The collapse of that evil empire is the greatest event in my political life. And it couldn't have happened unless we'd had the fourth thing, that is a younger generation of politicians who weren't content just to take the official propaganda at its face value, but used their own observation and understanding. [end p4]

You will know because Russia is a Pacific power and China is a Pacific power; Russia also is an Atlantic power, you will know that the two great communist, and one ex-communist, countries have taken different ways out of their communism. Russia, by being given, by Mr. Gorbachev, personal and political liberty, so that they had freedom of speech, freedom of worship, freedom of debate, freedom of association, freedom of television cameras to go in and see what their representatives were saying, and eventually freedom of election. Personal and political liberty, which brought down that evil empire. What Mr. Gorbachev did not know how to do, because there was no tradition of it in Russia, was to bring about an enterprise economy. You and I could have told him, and Japan in particular, but he didn't know how to do it, and the people had no experience of initiative or enterprise, no experience of ownership. It's going to be much slower to get the economic liberty, the choice of goods and services there, than it is in China.

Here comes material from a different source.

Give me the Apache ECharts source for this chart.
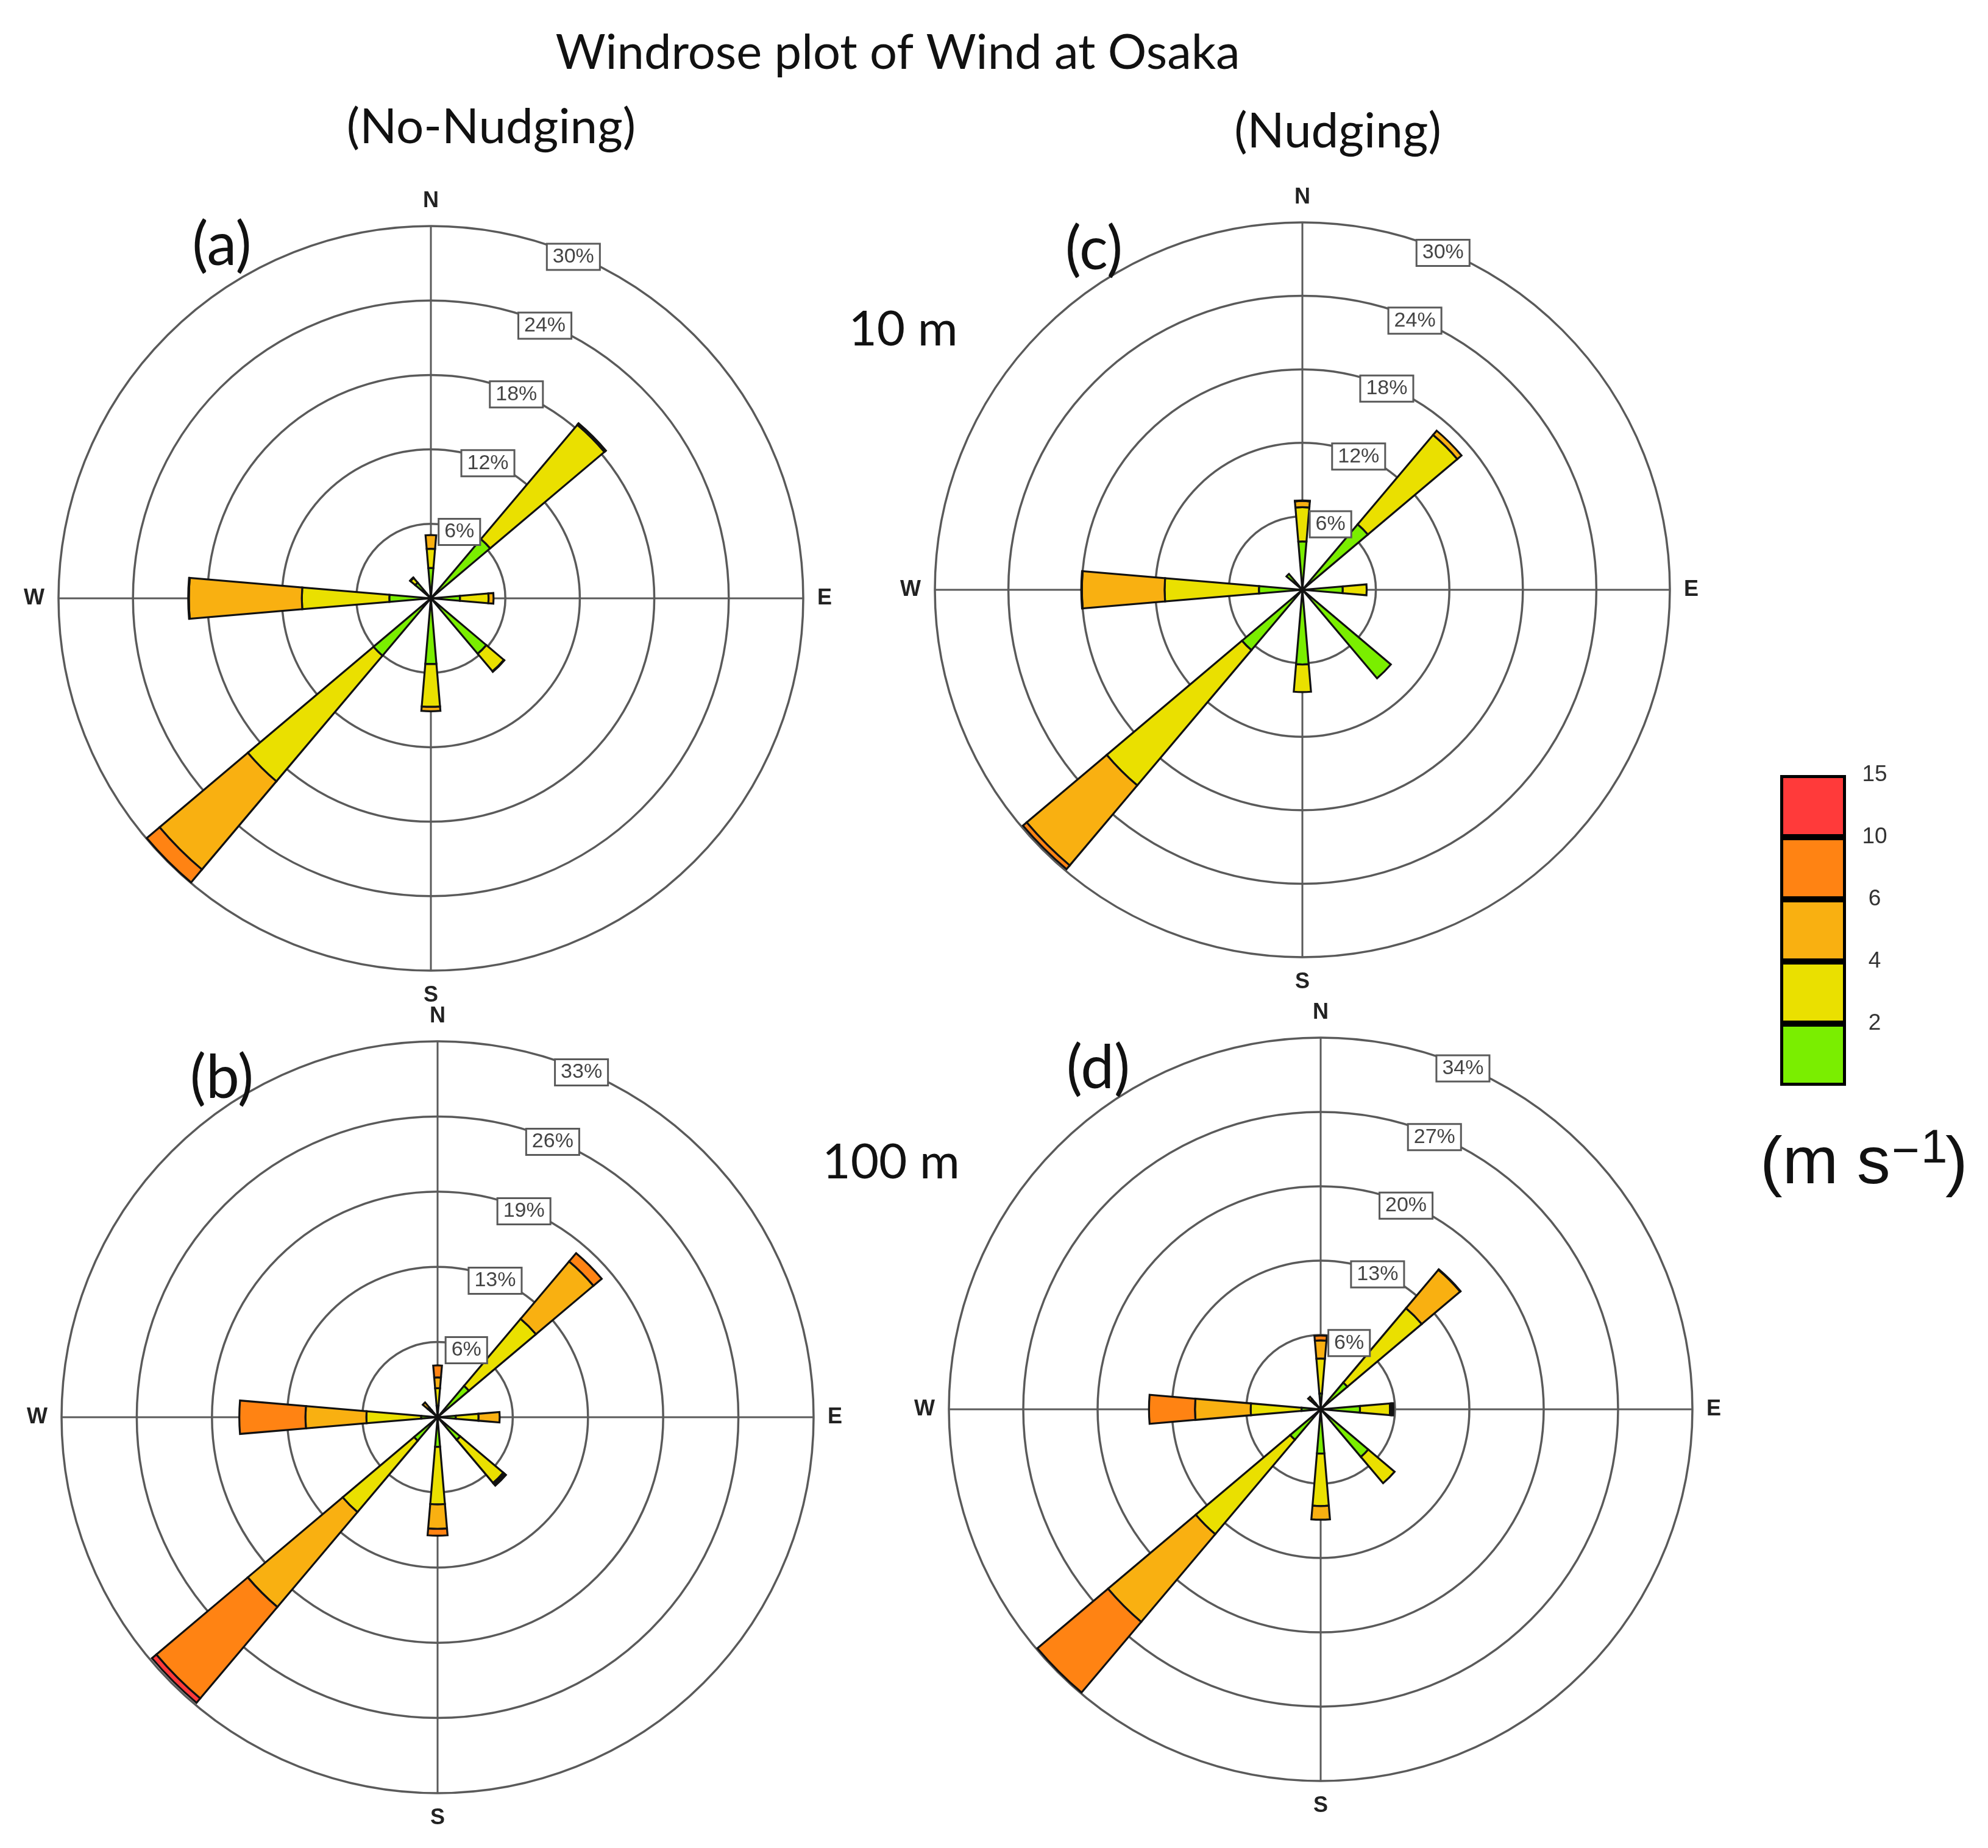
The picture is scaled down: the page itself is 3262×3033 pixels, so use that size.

China is different. In China, the rulers want to hang on to their political power, but are nevertheless prepared to release it enough for the people to build an enterprise economy, and the moment you do that, all history shows, you build a middle class that is used to making their own decisions, building up their own businesses, being more interested in education, meeting more people from the rest of the world, traveling, wanting their children to have a better life in the future. And the history of the world will show you many examples that an enterprise economy is followed by democracy. But it's interesting that the two previous communist blocs have taken different routes because of their different histories. I believe that both of them will finish up by being democracies, thus following the course of action which Japan set, in the Pacific, of a very enterprising economy and now an established democracy.

So it has been an exciting half-century in politics. Very exciting indeed, and democracy is spreading its tentacles ever further into countries who have not known it. And that will be good because there is no case in history of an established democracy fighting an established democracy.

One final word of warning: the Cold War may be over (there are still problems in China), but peace has not broken out universally, nor will it. There are still some 40 conflicts the world over. Some have broken out since the end of the cold war. We must never, never, never, my friends, let down our guard. We must always be prepared to defend liberty. It is precious. It is precious for the future. It means relying on the leadership of America, that remarkable country born in liberty and democracy. But we must also, as her allies, play our part, and I'm very glad Japan is now playing a part in peacekeeping in Cambodia. But the final lesson is: no battles are ever finally won; you have to go on winning them by example and by being prepared to defend your way of life against those who would attack it.

There is no better phrase (which is my final phrase), than the old one enunciated in the middle of the eighteenth century: “The price of freedom is eternal vigilance” .

Thank you for the honor you have done me. Thank you for the privilege of addressing you. I shall long remember this day and hope to come back and see you again.